Indígenas norte-americanos têm ocupado a área do cânion e suas cavernas desde 2100 antes de Cristo. A tribo pueblo, a propósito, considerava o local um sítio sagrado e realizava peregrinações até lá. Os homens brancos só chegaram ao Grand Canyon em 1540: era um grupo de espanhóis da expedição de Francisco de Coronado, liderado por García López de Cárdenas, que procurava as míticas (e ricas) sete cidades de Cibola.

Viajar no lombo de mulas é uma das maneiras tradicionais de explorar o Grand Canyon (Foto: iStockphotos)

Exploração difícil

As dificuldades para explorar esse território eram tão grandes que uma expedição completa só chegaria ao local em 1869. Nesse ano, o americano John Wesley Powell e outros nove companheiros saíram do estado do Wyoming, ao norte, e desceram pelo rio Colorado até a sua foz – só dois integrantes do grupo completaram a viagem. Duas explorações posteriores, em 1871 e 1872, ajudaram Powell a elaborar o livro “Exploração do Rio Colorado do Oeste e Seus Tributários”, o primeiro documento a revelar – em texto e nas duas ilustrações feitas por Thomas Moran – as riquezas ocultas naquela região.

Os voos a bordo de helicópteros permitem uma visão mais abrangente do cânion (Foto: iStockphotos)

A preservação do lugar foi inicialmente preterida em troca do estabelecimento de empreendimentos econômicos, como a mineração de cobre, prata, platina e amianto. Apenas em 1919 surgiu o Parque Nacional do Grand Canyon, destinado a cuidar da área e das três reservas indígenas ali mantidas.
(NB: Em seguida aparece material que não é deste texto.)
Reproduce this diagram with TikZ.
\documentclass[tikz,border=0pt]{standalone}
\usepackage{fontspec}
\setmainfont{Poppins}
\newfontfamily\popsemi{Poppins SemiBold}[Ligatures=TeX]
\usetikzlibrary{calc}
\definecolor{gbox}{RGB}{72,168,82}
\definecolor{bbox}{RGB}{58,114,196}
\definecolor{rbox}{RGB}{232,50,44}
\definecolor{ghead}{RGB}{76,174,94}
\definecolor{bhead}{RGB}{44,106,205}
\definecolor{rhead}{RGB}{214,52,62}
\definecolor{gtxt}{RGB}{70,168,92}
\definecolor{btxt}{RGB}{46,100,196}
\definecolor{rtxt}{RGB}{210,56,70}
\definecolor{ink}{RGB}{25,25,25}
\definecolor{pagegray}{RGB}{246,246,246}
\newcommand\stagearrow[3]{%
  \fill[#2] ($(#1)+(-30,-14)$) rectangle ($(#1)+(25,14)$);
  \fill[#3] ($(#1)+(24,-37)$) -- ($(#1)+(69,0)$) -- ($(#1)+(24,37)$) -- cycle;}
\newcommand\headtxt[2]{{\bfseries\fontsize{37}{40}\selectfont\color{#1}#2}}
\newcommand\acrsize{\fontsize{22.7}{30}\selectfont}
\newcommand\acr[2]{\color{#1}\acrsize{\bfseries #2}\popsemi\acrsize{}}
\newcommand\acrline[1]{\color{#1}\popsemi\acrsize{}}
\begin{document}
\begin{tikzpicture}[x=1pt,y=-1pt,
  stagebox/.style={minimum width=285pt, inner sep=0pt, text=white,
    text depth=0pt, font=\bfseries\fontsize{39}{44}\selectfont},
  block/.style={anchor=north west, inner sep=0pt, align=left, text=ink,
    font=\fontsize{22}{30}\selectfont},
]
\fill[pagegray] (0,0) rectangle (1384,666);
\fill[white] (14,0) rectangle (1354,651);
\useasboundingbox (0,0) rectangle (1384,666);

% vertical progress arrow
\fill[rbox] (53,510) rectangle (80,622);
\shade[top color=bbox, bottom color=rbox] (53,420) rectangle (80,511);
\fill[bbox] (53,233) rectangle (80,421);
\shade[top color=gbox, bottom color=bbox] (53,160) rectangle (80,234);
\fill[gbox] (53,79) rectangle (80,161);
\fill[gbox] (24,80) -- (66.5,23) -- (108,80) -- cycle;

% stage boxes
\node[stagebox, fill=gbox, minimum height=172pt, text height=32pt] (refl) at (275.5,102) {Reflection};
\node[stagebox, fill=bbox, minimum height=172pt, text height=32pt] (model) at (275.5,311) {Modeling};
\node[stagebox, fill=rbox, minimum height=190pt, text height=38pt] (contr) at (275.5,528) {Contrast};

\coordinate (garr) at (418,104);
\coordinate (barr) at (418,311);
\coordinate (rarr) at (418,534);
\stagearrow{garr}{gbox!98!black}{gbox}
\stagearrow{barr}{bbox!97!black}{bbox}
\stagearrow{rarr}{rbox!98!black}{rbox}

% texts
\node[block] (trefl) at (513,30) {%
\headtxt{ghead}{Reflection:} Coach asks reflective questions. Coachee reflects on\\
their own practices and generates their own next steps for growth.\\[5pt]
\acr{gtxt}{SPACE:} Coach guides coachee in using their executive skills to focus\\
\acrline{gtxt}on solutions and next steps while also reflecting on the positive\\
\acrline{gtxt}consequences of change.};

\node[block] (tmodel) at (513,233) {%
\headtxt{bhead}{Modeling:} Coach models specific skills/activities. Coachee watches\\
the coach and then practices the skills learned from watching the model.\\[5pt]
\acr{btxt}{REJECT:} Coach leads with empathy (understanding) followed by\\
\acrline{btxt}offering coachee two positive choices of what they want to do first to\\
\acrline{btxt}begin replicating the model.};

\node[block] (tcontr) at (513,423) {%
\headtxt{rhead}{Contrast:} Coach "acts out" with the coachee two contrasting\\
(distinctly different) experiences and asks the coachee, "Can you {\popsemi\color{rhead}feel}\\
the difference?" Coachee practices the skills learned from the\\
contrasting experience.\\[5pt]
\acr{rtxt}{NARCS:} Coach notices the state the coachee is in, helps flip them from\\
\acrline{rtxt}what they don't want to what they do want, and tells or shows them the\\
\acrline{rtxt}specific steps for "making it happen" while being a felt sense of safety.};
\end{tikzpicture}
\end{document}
A cada ano, cerca de 6 milhões de pessoas visitam a área, o segundo maior público entre os parques nacionais americanos.

É mais fácil chegar ao parque pelo lado sul, que permanece aberto o ano inteiro (o lado norte fica fechado de meados de outubro a meados de maio), a partir da estrada que sai próxima à cidade de Williams. Paga-se uma pequena taxa para entrar, e a partir daí há um sem-número de atividades a escolher, desde simplesmente apreciar as vistas até sobrevoar a região de helicóptero ou descer as encostas e explorar o interior do cânion, visitando, por exemplo, as reservas indígenas ali existentes ou navegando pelo rio Colorado. Para isso, naturalmente, é necessário programar tudo com antecedência – as acomodações dentro do cânion são limitadas (e quem quer acampar precisa de permissão prévia).
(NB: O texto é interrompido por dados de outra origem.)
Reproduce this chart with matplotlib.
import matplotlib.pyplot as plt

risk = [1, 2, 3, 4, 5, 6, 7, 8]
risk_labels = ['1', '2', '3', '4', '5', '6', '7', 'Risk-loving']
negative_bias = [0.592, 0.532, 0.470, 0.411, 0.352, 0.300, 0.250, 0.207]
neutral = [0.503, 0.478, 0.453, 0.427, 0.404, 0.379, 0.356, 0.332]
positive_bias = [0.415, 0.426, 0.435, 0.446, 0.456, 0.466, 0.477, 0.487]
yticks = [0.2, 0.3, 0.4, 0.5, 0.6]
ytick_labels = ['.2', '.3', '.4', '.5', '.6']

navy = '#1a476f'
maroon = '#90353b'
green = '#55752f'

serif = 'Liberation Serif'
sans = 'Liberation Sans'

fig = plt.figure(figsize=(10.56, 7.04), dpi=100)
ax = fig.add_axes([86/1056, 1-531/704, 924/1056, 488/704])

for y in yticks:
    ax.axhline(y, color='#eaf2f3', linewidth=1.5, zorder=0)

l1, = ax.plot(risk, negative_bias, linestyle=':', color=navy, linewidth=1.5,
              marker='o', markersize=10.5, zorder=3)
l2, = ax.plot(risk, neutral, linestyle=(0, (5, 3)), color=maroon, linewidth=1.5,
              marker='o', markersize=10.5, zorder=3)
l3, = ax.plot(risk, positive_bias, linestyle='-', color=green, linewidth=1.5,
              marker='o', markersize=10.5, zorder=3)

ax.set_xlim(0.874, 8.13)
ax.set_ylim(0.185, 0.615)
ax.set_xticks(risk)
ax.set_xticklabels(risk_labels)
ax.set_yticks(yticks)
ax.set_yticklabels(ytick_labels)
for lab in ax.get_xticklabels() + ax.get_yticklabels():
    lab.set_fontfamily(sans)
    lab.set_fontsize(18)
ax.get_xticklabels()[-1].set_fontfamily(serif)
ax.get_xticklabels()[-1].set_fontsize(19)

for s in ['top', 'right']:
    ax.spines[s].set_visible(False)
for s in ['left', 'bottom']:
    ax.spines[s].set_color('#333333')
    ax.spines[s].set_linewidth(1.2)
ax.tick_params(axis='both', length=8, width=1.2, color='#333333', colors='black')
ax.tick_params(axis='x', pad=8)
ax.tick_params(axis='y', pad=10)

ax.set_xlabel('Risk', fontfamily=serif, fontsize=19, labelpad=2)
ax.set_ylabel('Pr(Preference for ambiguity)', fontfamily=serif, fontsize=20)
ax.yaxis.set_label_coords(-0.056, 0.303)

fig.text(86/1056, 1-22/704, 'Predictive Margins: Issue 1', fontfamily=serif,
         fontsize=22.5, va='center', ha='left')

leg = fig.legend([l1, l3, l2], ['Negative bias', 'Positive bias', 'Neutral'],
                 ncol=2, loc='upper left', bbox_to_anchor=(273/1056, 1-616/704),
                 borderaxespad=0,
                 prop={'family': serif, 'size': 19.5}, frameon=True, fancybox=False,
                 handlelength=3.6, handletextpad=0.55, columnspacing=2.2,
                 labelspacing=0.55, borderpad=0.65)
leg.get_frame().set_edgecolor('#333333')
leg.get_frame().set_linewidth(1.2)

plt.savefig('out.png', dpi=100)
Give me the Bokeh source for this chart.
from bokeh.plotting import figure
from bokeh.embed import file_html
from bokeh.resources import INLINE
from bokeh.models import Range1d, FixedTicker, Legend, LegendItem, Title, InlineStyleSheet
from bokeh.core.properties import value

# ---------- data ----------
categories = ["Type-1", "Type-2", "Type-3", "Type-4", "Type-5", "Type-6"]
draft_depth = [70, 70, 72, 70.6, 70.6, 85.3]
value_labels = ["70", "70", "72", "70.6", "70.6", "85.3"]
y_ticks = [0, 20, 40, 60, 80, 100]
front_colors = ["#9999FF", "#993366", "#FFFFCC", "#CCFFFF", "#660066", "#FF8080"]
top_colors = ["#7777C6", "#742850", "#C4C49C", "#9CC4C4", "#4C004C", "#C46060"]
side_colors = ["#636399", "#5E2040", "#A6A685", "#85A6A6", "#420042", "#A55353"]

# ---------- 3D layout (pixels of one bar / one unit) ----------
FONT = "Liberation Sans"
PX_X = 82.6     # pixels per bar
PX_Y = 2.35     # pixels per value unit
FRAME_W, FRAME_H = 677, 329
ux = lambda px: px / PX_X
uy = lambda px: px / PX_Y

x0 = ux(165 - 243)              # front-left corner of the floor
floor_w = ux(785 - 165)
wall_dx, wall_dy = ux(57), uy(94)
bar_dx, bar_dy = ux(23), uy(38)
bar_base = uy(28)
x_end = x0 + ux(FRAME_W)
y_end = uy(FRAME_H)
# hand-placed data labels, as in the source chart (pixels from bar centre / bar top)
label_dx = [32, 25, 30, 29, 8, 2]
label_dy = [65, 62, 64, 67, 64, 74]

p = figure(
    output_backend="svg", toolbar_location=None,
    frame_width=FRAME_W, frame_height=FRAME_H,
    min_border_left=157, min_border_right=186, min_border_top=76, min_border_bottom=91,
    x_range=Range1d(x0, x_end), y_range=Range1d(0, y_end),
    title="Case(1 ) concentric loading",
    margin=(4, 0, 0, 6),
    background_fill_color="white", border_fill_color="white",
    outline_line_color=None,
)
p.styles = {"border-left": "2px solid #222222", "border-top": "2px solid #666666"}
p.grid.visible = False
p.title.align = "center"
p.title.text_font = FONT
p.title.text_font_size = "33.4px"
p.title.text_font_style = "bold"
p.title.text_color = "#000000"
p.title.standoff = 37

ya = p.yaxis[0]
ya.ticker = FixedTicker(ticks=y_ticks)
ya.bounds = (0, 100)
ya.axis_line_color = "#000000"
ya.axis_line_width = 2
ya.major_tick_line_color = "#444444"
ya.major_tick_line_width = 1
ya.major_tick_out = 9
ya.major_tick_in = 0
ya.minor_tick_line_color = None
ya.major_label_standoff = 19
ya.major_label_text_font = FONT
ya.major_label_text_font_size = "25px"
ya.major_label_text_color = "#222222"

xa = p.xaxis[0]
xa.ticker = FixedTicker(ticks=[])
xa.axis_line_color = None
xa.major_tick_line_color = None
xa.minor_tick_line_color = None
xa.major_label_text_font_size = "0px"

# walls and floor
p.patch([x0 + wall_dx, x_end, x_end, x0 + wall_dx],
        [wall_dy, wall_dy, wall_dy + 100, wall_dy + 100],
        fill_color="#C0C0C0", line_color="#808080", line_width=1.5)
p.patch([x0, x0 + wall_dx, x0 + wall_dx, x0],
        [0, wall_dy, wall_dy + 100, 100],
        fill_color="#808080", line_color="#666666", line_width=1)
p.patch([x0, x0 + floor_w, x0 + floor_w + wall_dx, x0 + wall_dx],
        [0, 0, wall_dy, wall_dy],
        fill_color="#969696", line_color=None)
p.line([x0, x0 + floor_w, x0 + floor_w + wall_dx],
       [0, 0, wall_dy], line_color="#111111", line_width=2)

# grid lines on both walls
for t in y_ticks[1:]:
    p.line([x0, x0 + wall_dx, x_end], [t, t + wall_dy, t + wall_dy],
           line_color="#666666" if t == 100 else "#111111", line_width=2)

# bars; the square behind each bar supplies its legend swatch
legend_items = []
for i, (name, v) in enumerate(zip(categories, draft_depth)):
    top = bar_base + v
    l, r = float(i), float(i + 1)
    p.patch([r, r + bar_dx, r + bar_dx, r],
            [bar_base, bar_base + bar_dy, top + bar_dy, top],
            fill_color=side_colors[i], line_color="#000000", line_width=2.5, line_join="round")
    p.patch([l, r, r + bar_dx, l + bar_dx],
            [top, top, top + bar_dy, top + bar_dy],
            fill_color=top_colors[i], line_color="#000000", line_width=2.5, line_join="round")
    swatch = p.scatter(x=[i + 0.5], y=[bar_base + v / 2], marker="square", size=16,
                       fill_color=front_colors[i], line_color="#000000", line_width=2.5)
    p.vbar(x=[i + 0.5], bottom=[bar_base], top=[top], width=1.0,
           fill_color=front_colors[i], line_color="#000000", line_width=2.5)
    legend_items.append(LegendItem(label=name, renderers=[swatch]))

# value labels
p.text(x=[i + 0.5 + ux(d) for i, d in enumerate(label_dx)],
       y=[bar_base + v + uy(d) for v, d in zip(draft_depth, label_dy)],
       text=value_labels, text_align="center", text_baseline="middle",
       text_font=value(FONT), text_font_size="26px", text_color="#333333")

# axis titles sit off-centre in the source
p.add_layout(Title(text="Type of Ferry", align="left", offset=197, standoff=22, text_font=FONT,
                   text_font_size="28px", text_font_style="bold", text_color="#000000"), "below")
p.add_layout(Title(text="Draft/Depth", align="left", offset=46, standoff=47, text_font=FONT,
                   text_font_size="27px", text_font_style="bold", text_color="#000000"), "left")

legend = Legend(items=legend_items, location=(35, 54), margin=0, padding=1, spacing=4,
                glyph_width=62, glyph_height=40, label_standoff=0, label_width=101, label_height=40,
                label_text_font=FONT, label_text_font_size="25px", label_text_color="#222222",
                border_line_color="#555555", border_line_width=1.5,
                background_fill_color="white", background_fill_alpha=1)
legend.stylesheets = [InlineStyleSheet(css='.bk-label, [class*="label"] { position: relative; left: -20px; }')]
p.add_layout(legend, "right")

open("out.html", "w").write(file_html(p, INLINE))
As paredes que cercam o rio Colorado na região chegam a 1.800 metros de altura (Foto: iStockphotos)

Mesmo para os que tiverem pouco tempo e só puderem ficar nas bordas da formação por algumas horas, a visita já vale a pena. Não há como não se encantar, por exemplo, com a deslumbrante mudança de cores nas encostas durante a alvorada ou o pôr do sol. Nesse simples momento, até mesmo o turista mais apressado poderá viver um episódio de emergência espiritual daqueles que Stanislav Grof descreve.